== COLLECTED MATERIAL ==

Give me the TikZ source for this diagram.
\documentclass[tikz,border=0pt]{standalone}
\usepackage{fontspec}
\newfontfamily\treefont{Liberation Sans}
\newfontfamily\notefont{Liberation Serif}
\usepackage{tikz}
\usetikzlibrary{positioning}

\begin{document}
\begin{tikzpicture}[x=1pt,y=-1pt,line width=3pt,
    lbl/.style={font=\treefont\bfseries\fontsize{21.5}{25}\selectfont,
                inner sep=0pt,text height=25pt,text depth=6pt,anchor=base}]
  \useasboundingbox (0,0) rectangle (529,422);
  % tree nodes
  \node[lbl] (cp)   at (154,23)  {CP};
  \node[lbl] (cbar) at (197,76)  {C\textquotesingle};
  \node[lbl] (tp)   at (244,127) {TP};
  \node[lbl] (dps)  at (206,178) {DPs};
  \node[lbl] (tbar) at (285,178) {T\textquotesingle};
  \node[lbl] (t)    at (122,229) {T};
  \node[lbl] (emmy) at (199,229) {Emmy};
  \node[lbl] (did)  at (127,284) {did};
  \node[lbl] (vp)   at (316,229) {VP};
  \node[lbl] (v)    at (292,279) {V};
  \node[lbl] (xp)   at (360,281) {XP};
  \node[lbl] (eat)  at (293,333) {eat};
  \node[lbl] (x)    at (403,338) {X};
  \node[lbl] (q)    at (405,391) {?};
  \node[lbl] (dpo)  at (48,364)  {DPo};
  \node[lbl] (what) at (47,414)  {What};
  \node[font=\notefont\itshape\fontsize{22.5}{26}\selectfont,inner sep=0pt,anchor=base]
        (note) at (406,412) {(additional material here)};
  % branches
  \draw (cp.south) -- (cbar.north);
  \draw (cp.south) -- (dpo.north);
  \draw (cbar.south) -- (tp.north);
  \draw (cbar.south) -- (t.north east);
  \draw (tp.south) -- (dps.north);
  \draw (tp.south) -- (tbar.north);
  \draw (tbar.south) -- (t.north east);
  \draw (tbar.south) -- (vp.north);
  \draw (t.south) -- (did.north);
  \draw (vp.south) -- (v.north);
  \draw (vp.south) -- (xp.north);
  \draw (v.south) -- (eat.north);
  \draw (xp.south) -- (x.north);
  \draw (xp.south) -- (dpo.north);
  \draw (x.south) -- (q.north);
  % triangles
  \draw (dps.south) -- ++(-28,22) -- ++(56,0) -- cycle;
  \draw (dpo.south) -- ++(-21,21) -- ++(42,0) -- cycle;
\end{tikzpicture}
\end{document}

== GIVEN PROBLEM ==
Without leaving anything out, quote all the data.

== ANSWER TO THIS PROBLEM ==
Give me the TikZ source for this diagram.
\documentclass[tikz,border=0pt]{standalone}
\usepackage{fontspec}
\newfontfamily\treefont{Liberation Sans}
\newfontfamily\notefont{Liberation Serif}
\usepackage{tikz}
\usetikzlibrary{positioning}

\begin{document}
\begin{tikzpicture}[x=1pt,y=-1pt,line width=3pt,
    lbl/.style={font=\treefont\bfseries\fontsize{21.5}{25}\selectfont,
                inner sep=0pt,text height=25pt,text depth=6pt,anchor=base}]
  \useasboundingbox (0,0) rectangle (529,422);
  % tree nodes
  \node[lbl] (cp)   at (154,23)  {CP};
  \node[lbl] (cbar) at (197,76)  {C\textquotesingle};
  \node[lbl] (tp)   at (244,127) {TP};
  \node[lbl] (dps)  at (206,178) {DPs};
  \node[lbl] (tbar) at (285,178) {T\textquotesingle};
  \node[lbl] (t)    at (122,229) {T};
  \node[lbl] (emmy) at (199,229) {Emmy};
  \node[lbl] (did)  at (127,284) {did};
  \node[lbl] (vp)   at (316,229) {VP};
  \node[lbl] (v)    at (292,279) {V};
  \node[lbl] (xp)   at (360,281) {XP};
  \node[lbl] (eat)  at (293,333) {eat};
  \node[lbl] (x)    at (403,338) {X};
  \node[lbl] (q)    at (405,391) {?};
  \node[lbl] (dpo)  at (48,364)  {DPo};
  \node[lbl] (what) at (47,414)  {What};
  \node[font=\notefont\itshape\fontsize{22.5}{26}\selectfont,inner sep=0pt,anchor=base]
        (note) at (406,412) {(additional material here)};
  % branches
  \draw (cp.south) -- (cbar.north);
  \draw (cp.south) -- (dpo.north);
  \draw (cbar.south) -- (tp.north);
  \draw (cbar.south) -- (t.north east);
  \draw (tp.south) -- (dps.north);
  \draw (tp.south) -- (tbar.north);
  \draw (tbar.south) -- (t.north east);
  \draw (tbar.south) -- (vp.north);
  \draw (t.south) -- (did.north);
  \draw (vp.south) -- (v.north);
  \draw (vp.south) -- (xp.north);
  \draw (v.south) -- (eat.north);
  \draw (xp.south) -- (x.north);
  \draw (xp.south) -- (dpo.north);
  \draw (x.south) -- (q.north);
  % triangles
  \draw (dps.south) -- ++(-28,22) -- ++(56,0) -- cycle;
  \draw (dpo.south) -- ++(-21,21) -- ++(42,0) -- cycle;
\end{tikzpicture}
\end{document}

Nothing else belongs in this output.